→ **GIVEN PROBLEM**:
Leave out the pictures and copy everything else below exactly.
--- begin LISTED RECORDS ---
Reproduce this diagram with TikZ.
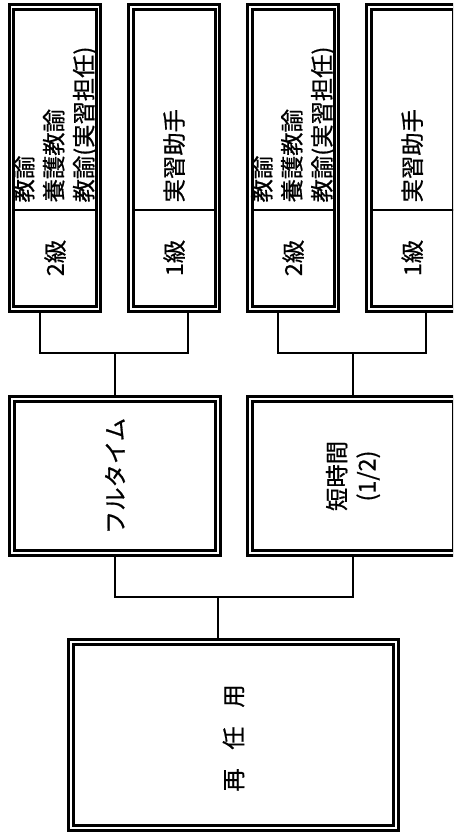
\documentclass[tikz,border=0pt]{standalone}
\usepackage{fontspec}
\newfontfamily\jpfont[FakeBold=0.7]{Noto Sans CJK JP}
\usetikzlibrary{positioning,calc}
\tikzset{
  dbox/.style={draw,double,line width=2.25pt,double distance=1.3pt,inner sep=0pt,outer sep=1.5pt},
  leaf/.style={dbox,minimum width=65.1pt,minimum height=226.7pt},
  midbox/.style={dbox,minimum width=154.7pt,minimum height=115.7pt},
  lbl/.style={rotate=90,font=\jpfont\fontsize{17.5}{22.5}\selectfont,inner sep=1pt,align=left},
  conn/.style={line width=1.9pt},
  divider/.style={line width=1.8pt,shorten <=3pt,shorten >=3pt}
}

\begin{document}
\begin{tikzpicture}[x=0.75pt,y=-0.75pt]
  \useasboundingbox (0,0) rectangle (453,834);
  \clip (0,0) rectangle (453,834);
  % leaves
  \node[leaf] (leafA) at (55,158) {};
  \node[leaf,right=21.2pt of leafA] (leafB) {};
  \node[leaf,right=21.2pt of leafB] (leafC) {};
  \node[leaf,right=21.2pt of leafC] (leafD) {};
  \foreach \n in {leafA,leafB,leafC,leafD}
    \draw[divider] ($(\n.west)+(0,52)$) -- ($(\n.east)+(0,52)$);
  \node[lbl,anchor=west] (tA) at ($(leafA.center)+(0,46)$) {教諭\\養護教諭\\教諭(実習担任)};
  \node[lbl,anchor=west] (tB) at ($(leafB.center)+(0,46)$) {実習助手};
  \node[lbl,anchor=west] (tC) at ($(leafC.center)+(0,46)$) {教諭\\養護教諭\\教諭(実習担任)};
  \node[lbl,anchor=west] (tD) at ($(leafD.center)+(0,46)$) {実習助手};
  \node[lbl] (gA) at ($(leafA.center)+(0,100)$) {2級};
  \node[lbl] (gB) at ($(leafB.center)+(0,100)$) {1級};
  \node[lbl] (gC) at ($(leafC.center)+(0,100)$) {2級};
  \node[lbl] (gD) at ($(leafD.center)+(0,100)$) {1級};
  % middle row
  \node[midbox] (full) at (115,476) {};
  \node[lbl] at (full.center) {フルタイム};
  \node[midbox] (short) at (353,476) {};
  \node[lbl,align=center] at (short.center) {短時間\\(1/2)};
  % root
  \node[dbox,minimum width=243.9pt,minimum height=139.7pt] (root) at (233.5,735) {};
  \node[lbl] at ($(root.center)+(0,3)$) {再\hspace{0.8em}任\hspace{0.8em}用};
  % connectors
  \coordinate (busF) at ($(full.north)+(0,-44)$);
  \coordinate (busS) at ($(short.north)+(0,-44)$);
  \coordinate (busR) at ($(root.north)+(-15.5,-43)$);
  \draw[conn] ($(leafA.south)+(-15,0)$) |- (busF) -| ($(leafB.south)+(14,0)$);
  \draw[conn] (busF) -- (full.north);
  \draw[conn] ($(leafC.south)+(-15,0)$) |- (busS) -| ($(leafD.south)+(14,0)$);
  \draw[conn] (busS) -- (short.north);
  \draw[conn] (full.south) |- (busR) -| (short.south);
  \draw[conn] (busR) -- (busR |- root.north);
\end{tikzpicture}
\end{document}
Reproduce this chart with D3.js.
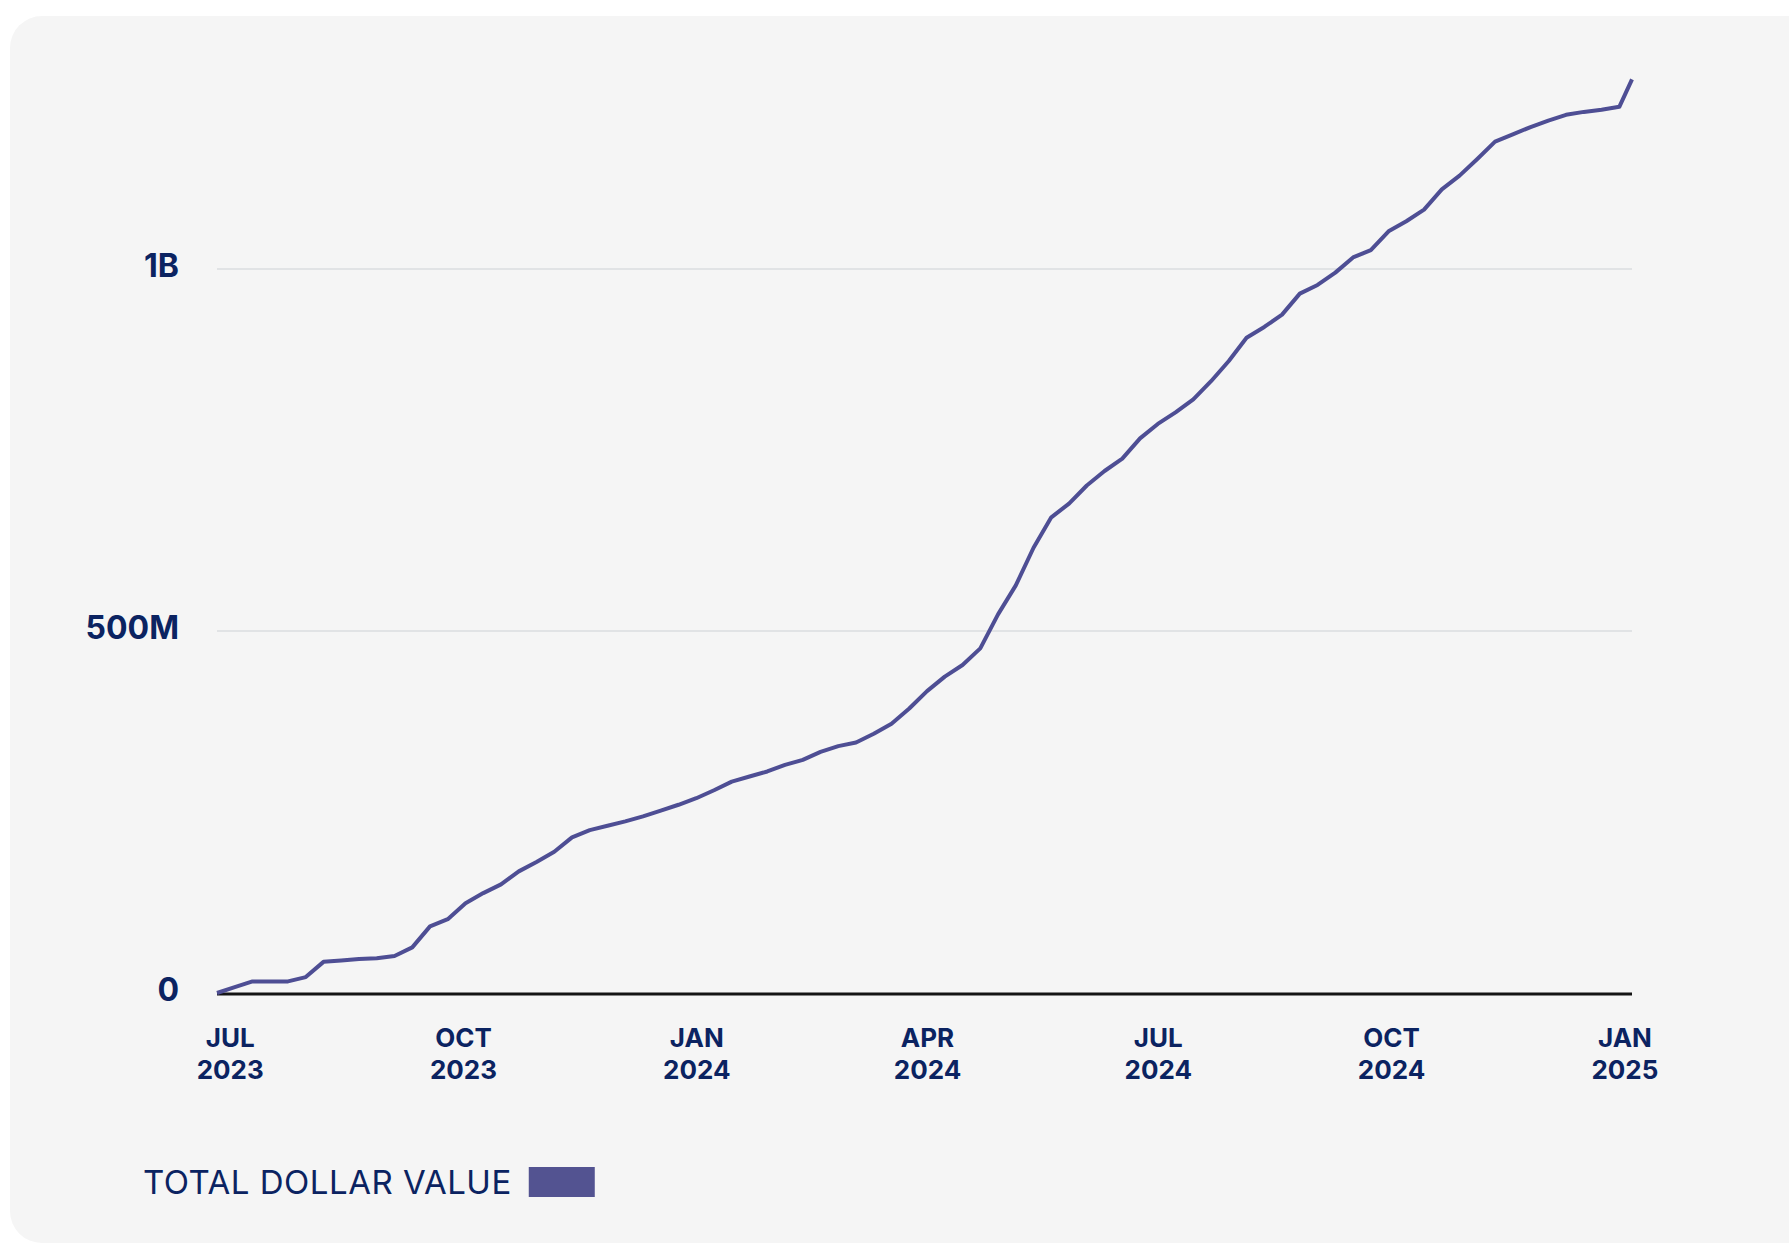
--- end LISTED RECORDS ---
→ **EXERCISE RESPONSE**:
Reproduce this diagram with TikZ.
\documentclass[tikz,border=0pt]{standalone}
\usepackage{fontspec}
\newfontfamily\jpfont[FakeBold=0.7]{Noto Sans CJK JP}
\usetikzlibrary{positioning,calc}
\tikzset{
  dbox/.style={draw,double,line width=2.25pt,double distance=1.3pt,inner sep=0pt,outer sep=1.5pt},
  leaf/.style={dbox,minimum width=65.1pt,minimum height=226.7pt},
  midbox/.style={dbox,minimum width=154.7pt,minimum height=115.7pt},
  lbl/.style={rotate=90,font=\jpfont\fontsize{17.5}{22.5}\selectfont,inner sep=1pt,align=left},
  conn/.style={line width=1.9pt},
  divider/.style={line width=1.8pt,shorten <=3pt,shorten >=3pt}
}

\begin{document}
\begin{tikzpicture}[x=0.75pt,y=-0.75pt]
  \useasboundingbox (0,0) rectangle (453,834);
  \clip (0,0) rectangle (453,834);
  % leaves
  \node[leaf] (leafA) at (55,158) {};
  \node[leaf,right=21.2pt of leafA] (leafB) {};
  \node[leaf,right=21.2pt of leafB] (leafC) {};
  \node[leaf,right=21.2pt of leafC] (leafD) {};
  \foreach \n in {leafA,leafB,leafC,leafD}
    \draw[divider] ($(\n.west)+(0,52)$) -- ($(\n.east)+(0,52)$);
  \node[lbl,anchor=west] (tA) at ($(leafA.center)+(0,46)$) {教諭\\養護教諭\\教諭(実習担任)};
  \node[lbl,anchor=west] (tB) at ($(leafB.center)+(0,46)$) {実習助手};
  \node[lbl,anchor=west] (tC) at ($(leafC.center)+(0,46)$) {教諭\\養護教諭\\教諭(実習担任)};
  \node[lbl,anchor=west] (tD) at ($(leafD.center)+(0,46)$) {実習助手};
  \node[lbl] (gA) at ($(leafA.center)+(0,100)$) {2級};
  \node[lbl] (gB) at ($(leafB.center)+(0,100)$) {1級};
  \node[lbl] (gC) at ($(leafC.center)+(0,100)$) {2級};
  \node[lbl] (gD) at ($(leafD.center)+(0,100)$) {1級};
  % middle row
  \node[midbox] (full) at (115,476) {};
  \node[lbl] at (full.center) {フルタイム};
  \node[midbox] (short) at (353,476) {};
  \node[lbl,align=center] at (short.center) {短時間\\(1/2)};
  % root
  \node[dbox,minimum width=243.9pt,minimum height=139.7pt] (root) at (233.5,735) {};
  \node[lbl] at ($(root.center)+(0,3)$) {再\hspace{0.8em}任\hspace{0.8em}用};
  % connectors
  \coordinate (busF) at ($(full.north)+(0,-44)$);
  \coordinate (busS) at ($(short.north)+(0,-44)$);
  \coordinate (busR) at ($(root.north)+(-15.5,-43)$);
  \draw[conn] ($(leafA.south)+(-15,0)$) |- (busF) -| ($(leafB.south)+(14,0)$);
  \draw[conn] (busF) -- (full.north);
  \draw[conn] ($(leafC.south)+(-15,0)$) |- (busS) -| ($(leafD.south)+(14,0)$);
  \draw[conn] (busS) -- (short.north);
  \draw[conn] (full.south) |- (busR) -| (short.south);
  \draw[conn] (busR) -- (busR |- root.north);
\end{tikzpicture}
\end{document}
Reproduce this chart with D3.js.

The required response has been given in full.